Via Valor Econômico
Por Bettina Barros
O Ministério do Meio Ambiente deu a largada para a sua primeira grande ofensiva para tentar frear o desmatamento no Cerrado, um bioma ainda pressionado pelo agronegócio que não encontra mais meios de expansão em larga escala na Amazônia brasileira. A partir de junho, o Serviço Florestal Brasileiro (SFB), ligado à Pasta, dará início à elaboração do primeiro inventário florestal do bioma – um mapeamento minucioso da cobertura vegetal existente -, a exemplo do que já foi feito em outras regiões do país. Paralelamente, o Ministério financiará a implementação do Cadastro Ambiental Rural (CAR) em Estados e municípios do Cerrado, na tentativa de acelerar a regularização ambiental de propriedades rurais particulares. As duas ações receberão recursos da ordem de R$ 170 milhões, financiadas em grande parte por fundos internacionais voltados ao combate às mudanças climáticas.
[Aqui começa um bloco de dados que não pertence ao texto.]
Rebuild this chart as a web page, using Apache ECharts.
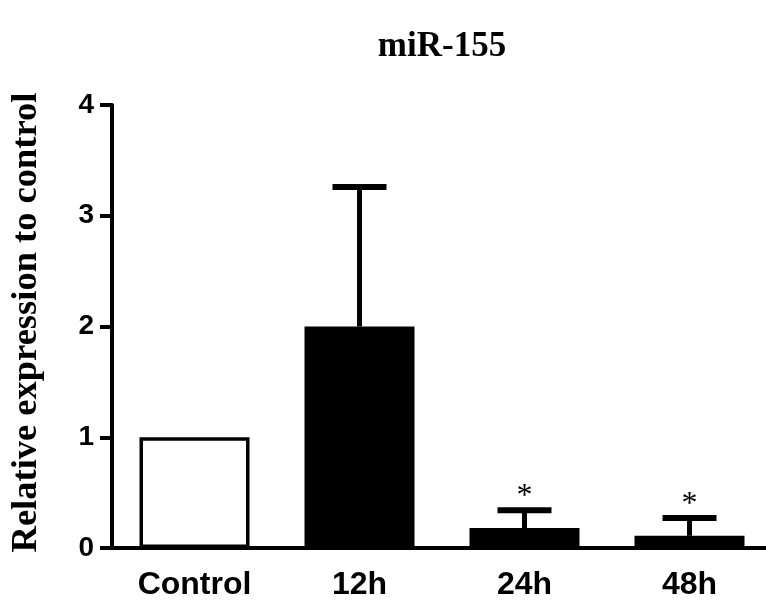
<!DOCTYPE html>
<html>
<head>
<meta charset="utf-8">
<script src="https://cdn.jsdelivr.net/npm/echarts@6/dist/echarts.min.js"></script>
<style>
  html, body { margin: 0; padding: 0; background: #fff; overflow: hidden; }
  /* the x axis runs a few pixels past the right edge in the original */
  #chart { width: 772px; height: 601px; }
</style>
</head>
<body>
<div id="chart"></div>
<script>
// values
var categories = ['Control', '12h', '24h', '48h'];
var means = [1.0, 2.0, 0.18, 0.11];
var errors = [0, 1.26, 0.16, 0.16];
var marks = ['', '', '*', '*'];
var yTicks = [0, 1, 2, 3, 4];

var barColors = ['#fff', '#000', '#000', '#000'];

var barData = means.map(function (v, i) {
    return {value: v, itemStyle: {color: barColors[i]}};
});
var errData = means.map(function (v, i) {
    return [i, v, v + errors[i], i];
});

function renderErr(params, api) {
    var x = api.value(0);
    var base = api.coord([x, api.value(1)]);
    var hi = api.coord([x, api.value(2)]);
    var mark = marks[api.value(3)];
    var half = 27;
    var children = [];
    if (api.value(2) > api.value(1)) {
        children.push({
            type: 'line',
            shape: {x1: base[0], y1: base[1], x2: hi[0], y2: hi[1]},
            style: {stroke: '#000', lineWidth: 5}
        });
        children.push({
            type: 'line',
            shape: {x1: hi[0] - half, y1: hi[1], x2: hi[0] + half, y2: hi[1]},
            style: {stroke: '#000', lineWidth: 6}
        });
    }
    if (mark) {
        children.push({
            type: 'text',
            x: hi[0],
            y: hi[1] - 14,
            style: {
                text: mark, fill: '#000', align: 'center', verticalAlign: 'middle',
                font: '32px "Liberation Serif", "DejaVu Serif", serif'
            }
        });
    }
    return {type: 'group', children: children};
}

var chart = echarts.init(document.getElementById('chart'));
chart.setOption({
    backgroundColor: '#fff',
    animation: false,
    title: {
        text: 'miR-155',
        left: 437,
        top: 24,
        textAlign: 'center',
        textStyle: {
            fontFamily: '"Liberation Serif", "DejaVu Serif", serif',
            fontWeight: 'bold', fontSize: 35, color: '#000'
        }
    },
    grid: {left: 111, top: 105, right: 0, bottom: 53},
    xAxis: {
        type: 'category',
        data: categories,
        axisLine: {lineStyle: {color: '#000', width: 4}},
        axisTick: {alignWithLabel: true, length: 11, lineStyle: {color: '#000', width: 4}},
        axisLabel: {
            margin: 21, color: '#000', fontSize: 32, fontWeight: 'bold',
            fontFamily: '"Liberation Sans", Arial, sans-serif'
        }
    },
    yAxis: {
        type: 'value',
        min: yTicks[0],
        max: yTicks[yTicks.length - 1],
        interval: 1,
        name: 'Relative expression to control',
        nameLocation: 'middle',
        nameGap: 67,
        nameTextStyle: {
            fontFamily: '"Liberation Serif", "DejaVu Serif", serif',
            fontWeight: 'bold', fontSize: 36.5, color: '#000',
            padding: [0, 0, 0, 8]
        },
        axisLine: {show: true, lineStyle: {color: '#000', width: 4}},
        axisTick: {show: true, length: 12, lineStyle: {color: '#000', width: 4}},
        splitLine: {show: false},
        axisLabel: {
            margin: 18, color: '#000', fontSize: 28, fontWeight: 'bold',
            fontFamily: '"Liberation Sans", Arial, sans-serif'
        }
    },
    series: [
        {
            type: 'bar',
            data: barData,
            barWidth: 110,
            itemStyle: {borderColor: '#000', borderWidth: 3.5}
        },
        {
            type: 'custom',
            data: errData,
            renderItem: renderErr,
            z: 5
        }
    ]
});
</script>
</body>
</html>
O inventário florestal é uma ferramenta importante na estratégia de proteção ambiental, com a qual o governo federal pretende nortear políticas efetivas de recuperação e conservação de recursos naturais. Com a crescente pressão para a abertura de terras para a produção de carne e grãos, o Cerrado tornou-se o bioma que mais sofreu alterações com a ocupação humana, atrás da Mata Atlântica. Considerando a área original de 204 milhões de hectares, já perdeu 47,84% da cobertura de vegetação para pasto e lavouras de soja.
Por esse motivo, o foco inicial das ações será justamente na área de maior potencial para a expansão da fronteira agrícola: Matopiba. A confluência dos Estados do Maranhão, Tocantins, Piauí e o oeste da Bahia soma 70,3 milhões de hectares, 34% da área do Cerrado.
De acordo com Joberto Veloso de Freitas, diretor do SFB, o governo investirá R$ 5,8 milhões no levantamento apenas em Matopiba, o primeiro de seis lotes a serem analisados no inventário florestal. O recurso virá do Forest Investment Program (FIP), oriundo do Fundo de Investimentos Climáticos e administrado pelo Banco Interamericano de Desenvolvimento (BID).
Para tanto, serão contratados 100 profissionais, entre engenheiros florestais, agrônomos, biólogos e mateiros, diz Veloso. Eles percorrerão 1.640 pontos de coleta de dados, distribuídos a cada 20 Km, e terão como tarefa medir árvores, coletar amostras de solo e material botânico, entre outros aspectos.
“A intenção é conhecer a fundo essa floresta. Hoje só temos informações sobre a perda da floresta”, diz Veloso. Conhecê-la é também uma forma de esvaziar o discurso de que “não existe árvore no Cerrado”, argumento comum de muitos produtores rurais para justificar a alteração do uso do solo na região.
Após a conclusão do primeiro lote, em Matopiba, os trabalhos de mapeamento prosseguirão nas áreas de Cerrado do Mato Grosso, Mato Grosso do Sul e Goiás. A previsão é que o mapeamento do bioma esteja concluído já em 2018.
O Matopiba também estará no centro das ações para o avanço do CAR no Cerrado, ainda que outras localidades do bioma também sejam contempladas. Carlos Eduardo Sturm, diretor de Cadastro e Fomento Florestal do SFB, afirma que o foco será a capacitação e estruturação das secretarias ambientais de 8 Estados e o Distrito Federal e de 47 municípios. Além de órgãos ambientais, pequenos produtores, com até quatro módulos fiscais, serão beneficiados com recursos.
A estratégia de avanço do CAR no Cerrado contará com orçamento de cerca de R$ 150 milhões -entre recursos do FIP e do orçamento da Pasta – e é importante porque oficializa a cobertura verde remanescente em áreas privadas, detecta déficits e impede futuros desmatamentos ilegais nessas propriedades.
Além da biodiversidade, o Cerrado é vital para o abastecimento nacional de água, uma vez que abriga as nascentes das três maiores bacias hidrográficas da América do Sul: a do Amazônia-Tocantins, São Francisco e a do Prata. Apesar disso, nos últimos 14 anos o plantio de soja no bioma cresceu 87%, quase 70% em áreas já ocupadas com outras culturas e pastagem. Na região do Matopiba, porém, o grão foi semeado sobretudo sobre a vegetação nativa, conforme estudo publicado pela Agroicone.